>> start

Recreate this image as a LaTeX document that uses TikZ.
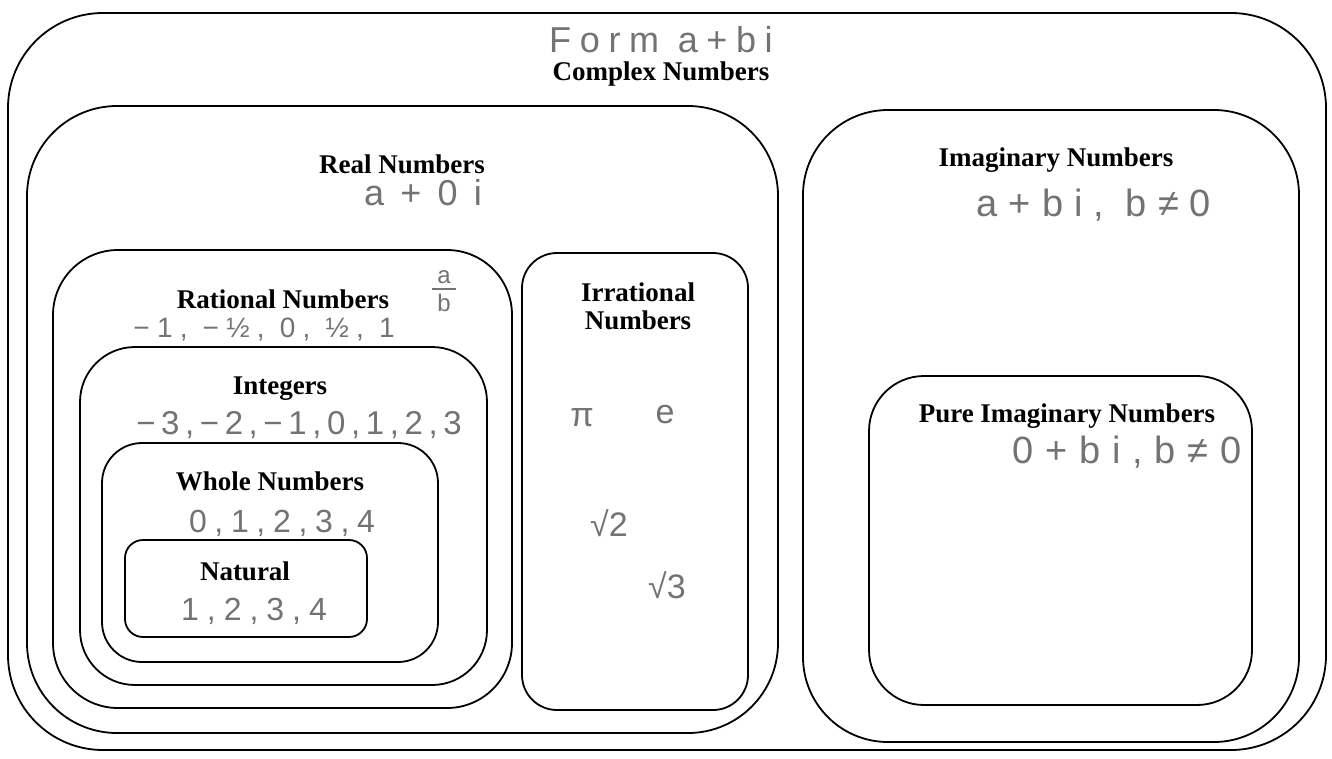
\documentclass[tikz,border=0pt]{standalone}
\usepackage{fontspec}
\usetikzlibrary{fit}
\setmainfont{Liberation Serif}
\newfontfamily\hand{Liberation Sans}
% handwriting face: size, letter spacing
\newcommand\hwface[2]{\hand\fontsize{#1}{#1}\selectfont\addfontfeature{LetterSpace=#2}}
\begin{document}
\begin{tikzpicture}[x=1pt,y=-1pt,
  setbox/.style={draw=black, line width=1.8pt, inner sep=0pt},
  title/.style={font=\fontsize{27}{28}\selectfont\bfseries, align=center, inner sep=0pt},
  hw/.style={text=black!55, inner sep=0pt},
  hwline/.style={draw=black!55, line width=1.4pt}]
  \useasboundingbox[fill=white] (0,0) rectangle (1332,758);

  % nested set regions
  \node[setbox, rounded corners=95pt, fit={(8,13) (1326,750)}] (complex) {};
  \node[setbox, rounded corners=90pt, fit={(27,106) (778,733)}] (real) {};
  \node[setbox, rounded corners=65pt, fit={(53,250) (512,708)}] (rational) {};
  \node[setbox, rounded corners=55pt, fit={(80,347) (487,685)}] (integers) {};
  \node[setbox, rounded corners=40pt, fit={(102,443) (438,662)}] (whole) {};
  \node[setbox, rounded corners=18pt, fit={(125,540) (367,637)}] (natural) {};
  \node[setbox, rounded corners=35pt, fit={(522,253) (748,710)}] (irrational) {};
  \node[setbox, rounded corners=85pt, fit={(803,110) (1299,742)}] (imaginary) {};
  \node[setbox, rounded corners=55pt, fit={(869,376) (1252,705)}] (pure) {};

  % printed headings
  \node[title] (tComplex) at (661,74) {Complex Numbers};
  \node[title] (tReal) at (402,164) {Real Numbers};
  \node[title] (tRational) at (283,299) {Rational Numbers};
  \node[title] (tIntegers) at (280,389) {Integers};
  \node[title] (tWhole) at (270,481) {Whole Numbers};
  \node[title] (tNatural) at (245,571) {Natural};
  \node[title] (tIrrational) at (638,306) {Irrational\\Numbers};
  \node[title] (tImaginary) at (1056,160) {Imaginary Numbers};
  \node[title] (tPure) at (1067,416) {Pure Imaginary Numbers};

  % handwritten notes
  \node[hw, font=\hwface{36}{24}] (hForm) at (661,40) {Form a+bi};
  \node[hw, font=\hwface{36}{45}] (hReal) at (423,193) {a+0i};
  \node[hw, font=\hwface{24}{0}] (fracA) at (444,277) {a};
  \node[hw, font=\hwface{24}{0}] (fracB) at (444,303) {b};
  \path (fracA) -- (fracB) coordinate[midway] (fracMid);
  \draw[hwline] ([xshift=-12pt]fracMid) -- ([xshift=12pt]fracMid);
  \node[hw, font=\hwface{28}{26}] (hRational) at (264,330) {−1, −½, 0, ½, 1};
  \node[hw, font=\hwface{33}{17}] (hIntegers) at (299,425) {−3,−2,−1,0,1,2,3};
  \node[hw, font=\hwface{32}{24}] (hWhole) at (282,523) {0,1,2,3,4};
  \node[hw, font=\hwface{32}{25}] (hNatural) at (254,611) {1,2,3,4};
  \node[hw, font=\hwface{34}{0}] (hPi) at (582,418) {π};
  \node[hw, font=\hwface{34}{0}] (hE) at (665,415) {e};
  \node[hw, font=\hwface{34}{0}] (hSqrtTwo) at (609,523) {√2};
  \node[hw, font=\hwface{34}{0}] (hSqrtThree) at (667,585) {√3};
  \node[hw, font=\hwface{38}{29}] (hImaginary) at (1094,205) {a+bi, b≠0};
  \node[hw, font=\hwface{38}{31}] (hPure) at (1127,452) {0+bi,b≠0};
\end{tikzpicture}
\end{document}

>> end
>> start

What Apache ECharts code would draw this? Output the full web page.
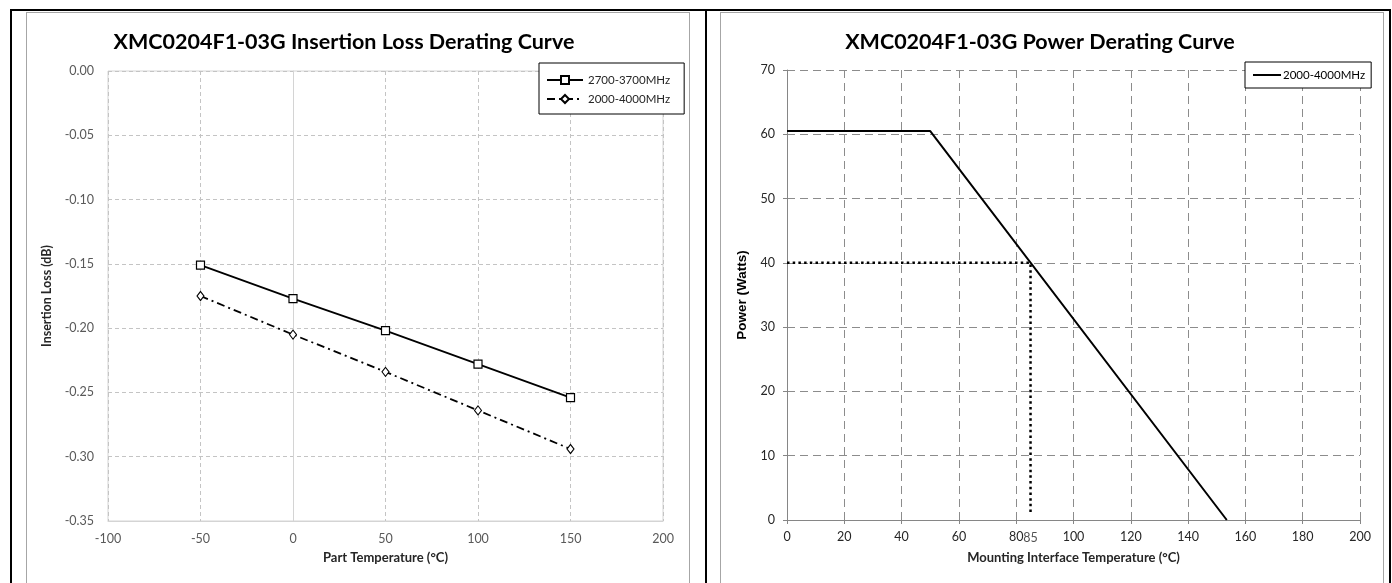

>> end

*GOAL:* Your copy should hold only the lines from the one containing "Recreate this image" through the one containing "(0,0) rectangle (1332,758);", word for word, with no pictures.

*FULL OUTPUT:*
Recreate this image as a LaTeX document that uses TikZ.
\documentclass[tikz,border=0pt]{standalone}
\usepackage{fontspec}
\usetikzlibrary{fit}
\setmainfont{Liberation Serif}
\newfontfamily\hand{Liberation Sans}
% handwriting face: size, letter spacing
\newcommand\hwface[2]{\hand\fontsize{#1}{#1}\selectfont\addfontfeature{LetterSpace=#2}}
\begin{document}
\begin{tikzpicture}[x=1pt,y=-1pt,
  setbox/.style={draw=black, line width=1.8pt, inner sep=0pt},
  title/.style={font=\fontsize{27}{28}\selectfont\bfseries, align=center, inner sep=0pt},
  hw/.style={text=black!55, inner sep=0pt},
  hwline/.style={draw=black!55, line width=1.4pt}]
  \useasboundingbox[fill=white] (0,0) rectangle (1332,758);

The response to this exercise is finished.